When President Donald Trump declared a national state of emergency on Friday afternoon, the NDHSAA decided it was time to suspend the tournament.
“We’ve been working on it throughout the day and been in contact with the governor's office and the department of health, etc.,” NDHSAA Executive Director Matt Fetsch said. “With the national state of emergency now declared, we had to do it.”
The Mustangs didn’t know Thursday’s quarterfinal would be the team’s last guaranteed game.
“We knew at some point there was going to be the end of the season, just didn’t think it would come yesterday,” Kirchoffner said.
Paced by a strong group of seniors who helped break five school records this year, Kirchoffner had faith his team, the East Region champs, would be making a run in the state tournament.
“This was our year. It’s a very special group,” Kirchoffner said.
There’s still the possibility that the remaining winter tournaments could happen, and Kirchoffner is optimistic.
“Staying positive, staying the course and keeping the faith that there's a possibility that we could be playing it down the road,” he said.
The Class A boys and girls tournaments could pick up where they left off and the Class B boys tournament originally scheduled for this week could still happen. It depends on what happens with the outbreak.
“There is a chance they could continue, but it will come down to logistics and whether it is possible or not,” Fetsch said. "That would be worked out with the administrators of the teams remaining.
“We’ve been going hour to hour dealing with this and I guarantee it will be day-to-day moving forward to see where we are starting next week."

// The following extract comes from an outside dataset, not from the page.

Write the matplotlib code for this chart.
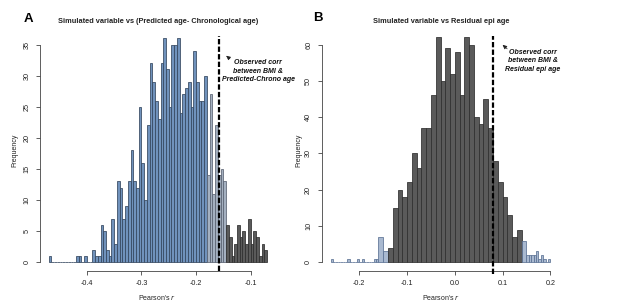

The Mustangs are holding out hope that their season isn’t over.
“Right now, it’s bigger than basketball,” Kirchoffner said. “Yes, we’d like to play, all the teams would like to play. But it’s bigger than basketball.”
When the suspension was announced Friday afternoon, friends, family and fans in the stands of the Class A girls basketball semifinal between Devils Lake and Davies knew the tournament wouldn’t continue. But the teams in the game did not.
“I feel awful for our team. I feel awful for our seniors,” Kirchoffner said. “Not only our team, but all the teams that are involved, the girls and the boys.”
The Firebirds were celebrating their victory and their shot to play for a state championship when they heard the bad news from an announcement over the public address system. The Firebirds came from behind to churn out a win in what was the last high school game in North Dakota for the foreseeable future.
“I'm grateful for the opportunity that we were able to play one game,” Kirchoffner said. “I'm grateful that I was able to coach these young boys.”